To do: Find the lines holding the word "this" and collect them.

Recorded data:
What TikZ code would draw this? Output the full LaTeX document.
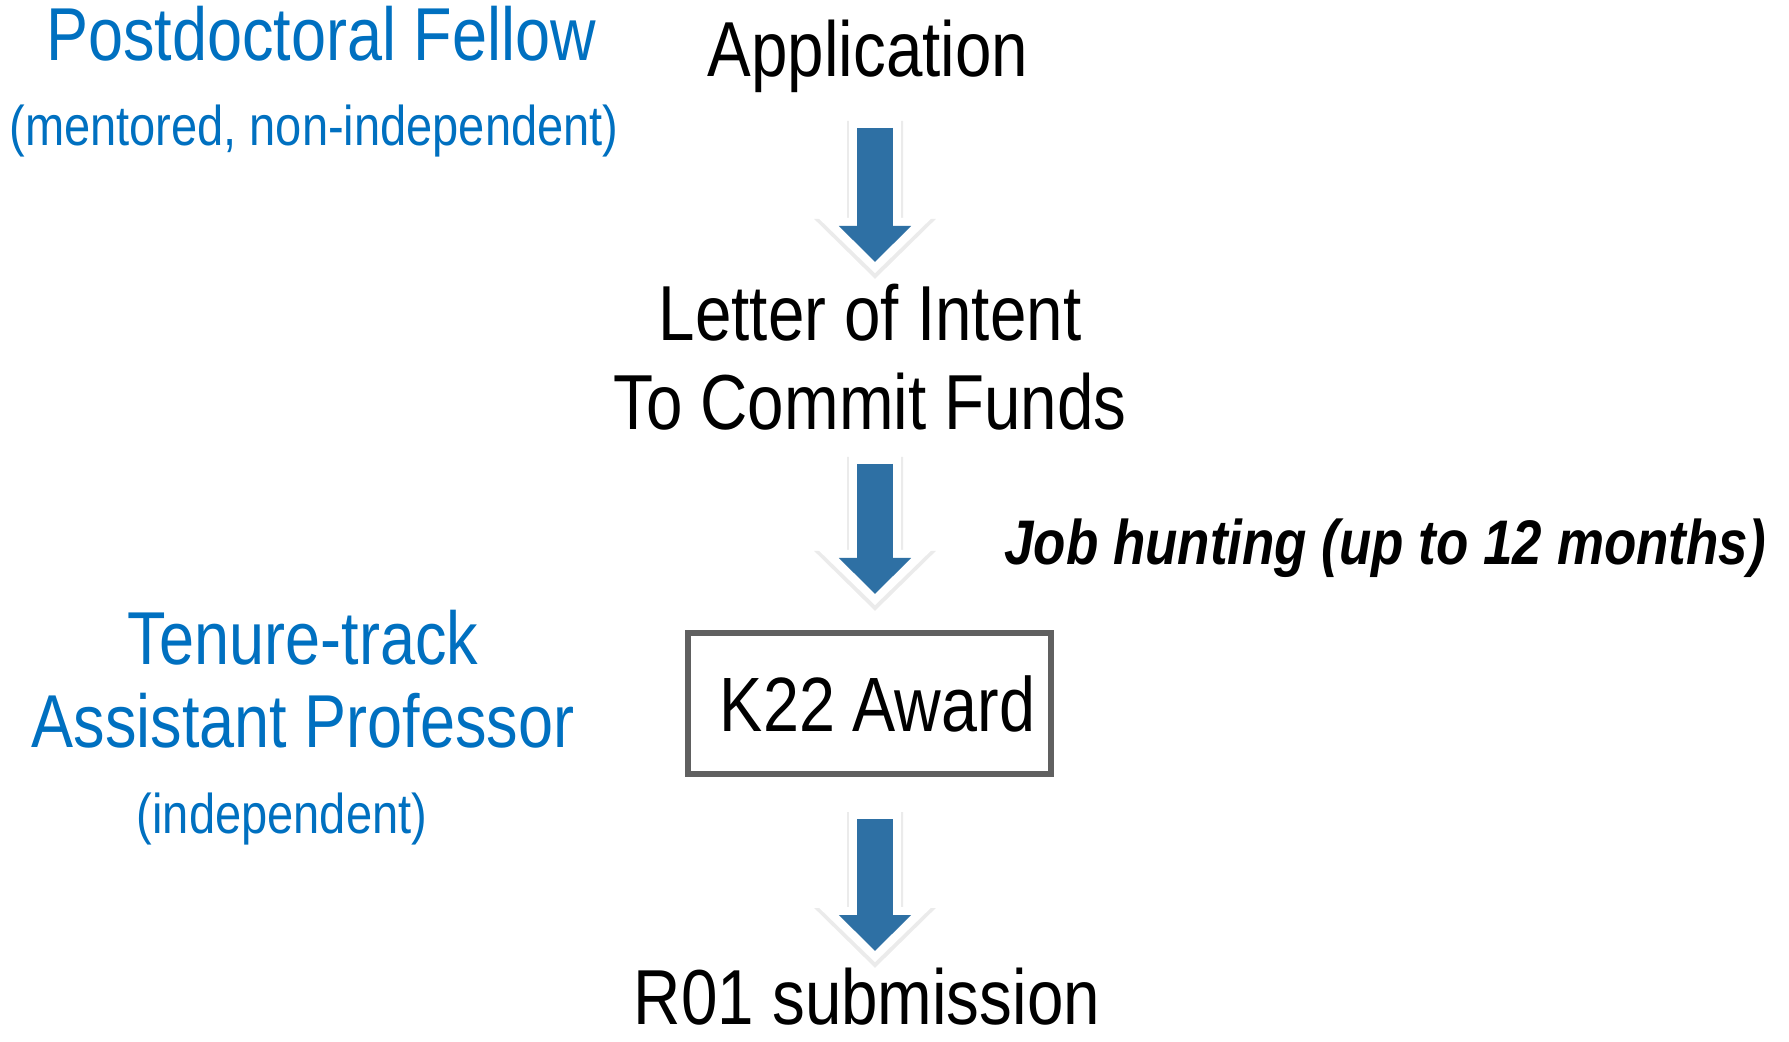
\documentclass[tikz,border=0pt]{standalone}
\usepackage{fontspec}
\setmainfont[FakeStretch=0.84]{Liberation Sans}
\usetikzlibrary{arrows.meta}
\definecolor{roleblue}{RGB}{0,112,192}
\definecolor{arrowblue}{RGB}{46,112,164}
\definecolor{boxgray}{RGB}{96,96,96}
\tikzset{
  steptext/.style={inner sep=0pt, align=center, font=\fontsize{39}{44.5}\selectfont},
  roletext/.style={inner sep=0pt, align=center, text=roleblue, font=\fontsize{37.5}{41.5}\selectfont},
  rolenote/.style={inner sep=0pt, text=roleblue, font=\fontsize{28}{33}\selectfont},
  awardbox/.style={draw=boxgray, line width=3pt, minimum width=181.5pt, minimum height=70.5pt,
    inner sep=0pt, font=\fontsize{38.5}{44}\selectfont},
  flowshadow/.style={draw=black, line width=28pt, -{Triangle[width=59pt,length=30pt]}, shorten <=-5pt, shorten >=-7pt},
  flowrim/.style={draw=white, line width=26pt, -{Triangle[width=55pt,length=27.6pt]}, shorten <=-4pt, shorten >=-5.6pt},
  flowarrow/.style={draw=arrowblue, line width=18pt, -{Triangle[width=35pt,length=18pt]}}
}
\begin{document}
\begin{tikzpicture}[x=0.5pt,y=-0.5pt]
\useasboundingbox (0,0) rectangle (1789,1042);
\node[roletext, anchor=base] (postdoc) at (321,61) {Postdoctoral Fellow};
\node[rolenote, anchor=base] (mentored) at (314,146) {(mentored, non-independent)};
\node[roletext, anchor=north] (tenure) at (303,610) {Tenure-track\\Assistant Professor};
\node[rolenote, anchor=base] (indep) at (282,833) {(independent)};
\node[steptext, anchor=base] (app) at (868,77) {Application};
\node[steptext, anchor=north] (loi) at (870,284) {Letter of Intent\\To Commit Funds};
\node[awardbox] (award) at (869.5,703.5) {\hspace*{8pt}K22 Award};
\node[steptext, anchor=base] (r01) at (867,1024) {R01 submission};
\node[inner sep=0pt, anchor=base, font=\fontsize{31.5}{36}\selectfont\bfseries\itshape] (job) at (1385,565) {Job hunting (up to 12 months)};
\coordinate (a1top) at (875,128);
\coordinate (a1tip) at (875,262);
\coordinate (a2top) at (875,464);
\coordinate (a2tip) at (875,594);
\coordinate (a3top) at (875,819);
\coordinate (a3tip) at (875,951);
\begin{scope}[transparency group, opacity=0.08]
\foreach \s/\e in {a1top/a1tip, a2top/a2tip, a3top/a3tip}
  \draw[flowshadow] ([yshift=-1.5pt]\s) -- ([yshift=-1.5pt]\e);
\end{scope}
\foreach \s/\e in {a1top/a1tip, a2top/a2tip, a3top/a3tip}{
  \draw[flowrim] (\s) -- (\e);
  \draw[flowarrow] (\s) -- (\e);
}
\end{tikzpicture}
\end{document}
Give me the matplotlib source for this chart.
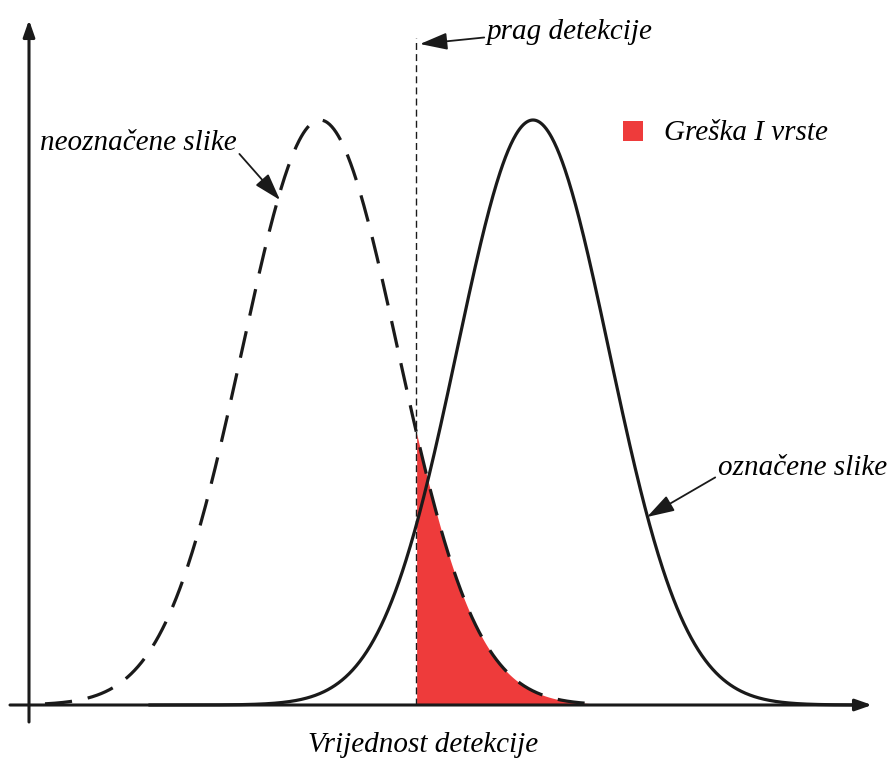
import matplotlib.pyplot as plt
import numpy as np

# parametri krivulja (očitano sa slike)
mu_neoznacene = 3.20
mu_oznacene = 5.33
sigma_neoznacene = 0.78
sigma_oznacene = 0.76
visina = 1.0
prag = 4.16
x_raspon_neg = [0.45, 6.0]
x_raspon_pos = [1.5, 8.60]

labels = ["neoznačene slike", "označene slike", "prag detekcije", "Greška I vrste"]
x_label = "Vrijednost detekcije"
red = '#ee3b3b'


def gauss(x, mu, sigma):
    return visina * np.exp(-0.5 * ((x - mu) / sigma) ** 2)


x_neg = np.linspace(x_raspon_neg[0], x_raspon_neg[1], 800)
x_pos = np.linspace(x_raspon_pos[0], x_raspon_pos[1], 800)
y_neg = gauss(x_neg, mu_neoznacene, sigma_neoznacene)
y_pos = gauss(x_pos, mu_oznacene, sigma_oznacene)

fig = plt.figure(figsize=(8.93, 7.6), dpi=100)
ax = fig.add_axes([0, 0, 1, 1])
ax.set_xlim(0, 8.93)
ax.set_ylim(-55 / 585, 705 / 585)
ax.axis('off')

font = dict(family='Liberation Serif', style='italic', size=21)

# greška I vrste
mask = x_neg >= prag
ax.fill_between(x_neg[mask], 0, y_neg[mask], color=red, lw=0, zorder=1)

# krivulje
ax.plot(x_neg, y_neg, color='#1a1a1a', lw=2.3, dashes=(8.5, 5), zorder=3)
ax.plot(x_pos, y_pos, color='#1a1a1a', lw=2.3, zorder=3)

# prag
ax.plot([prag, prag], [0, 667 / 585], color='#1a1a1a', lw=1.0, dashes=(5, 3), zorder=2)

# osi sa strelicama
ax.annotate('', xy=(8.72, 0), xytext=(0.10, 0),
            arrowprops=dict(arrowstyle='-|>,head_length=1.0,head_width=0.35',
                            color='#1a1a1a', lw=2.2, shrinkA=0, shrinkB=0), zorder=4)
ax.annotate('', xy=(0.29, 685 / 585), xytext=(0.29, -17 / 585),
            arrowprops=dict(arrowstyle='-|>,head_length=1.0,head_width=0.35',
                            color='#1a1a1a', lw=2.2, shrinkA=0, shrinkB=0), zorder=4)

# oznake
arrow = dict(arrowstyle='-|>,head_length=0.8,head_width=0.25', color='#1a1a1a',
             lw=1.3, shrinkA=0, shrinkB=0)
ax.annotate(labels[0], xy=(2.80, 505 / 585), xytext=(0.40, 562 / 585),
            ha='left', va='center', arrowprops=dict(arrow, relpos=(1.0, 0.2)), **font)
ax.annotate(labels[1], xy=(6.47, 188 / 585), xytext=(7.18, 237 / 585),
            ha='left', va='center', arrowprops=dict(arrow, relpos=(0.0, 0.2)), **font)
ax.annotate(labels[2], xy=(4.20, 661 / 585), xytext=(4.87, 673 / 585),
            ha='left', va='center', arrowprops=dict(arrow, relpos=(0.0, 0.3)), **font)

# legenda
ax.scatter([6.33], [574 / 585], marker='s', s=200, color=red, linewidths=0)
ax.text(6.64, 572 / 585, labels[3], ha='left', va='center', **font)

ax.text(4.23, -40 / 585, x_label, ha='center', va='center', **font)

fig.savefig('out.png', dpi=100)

Reply:
What TikZ code would draw this? Output the full LaTeX document.
Give me the matplotlib source for this chart.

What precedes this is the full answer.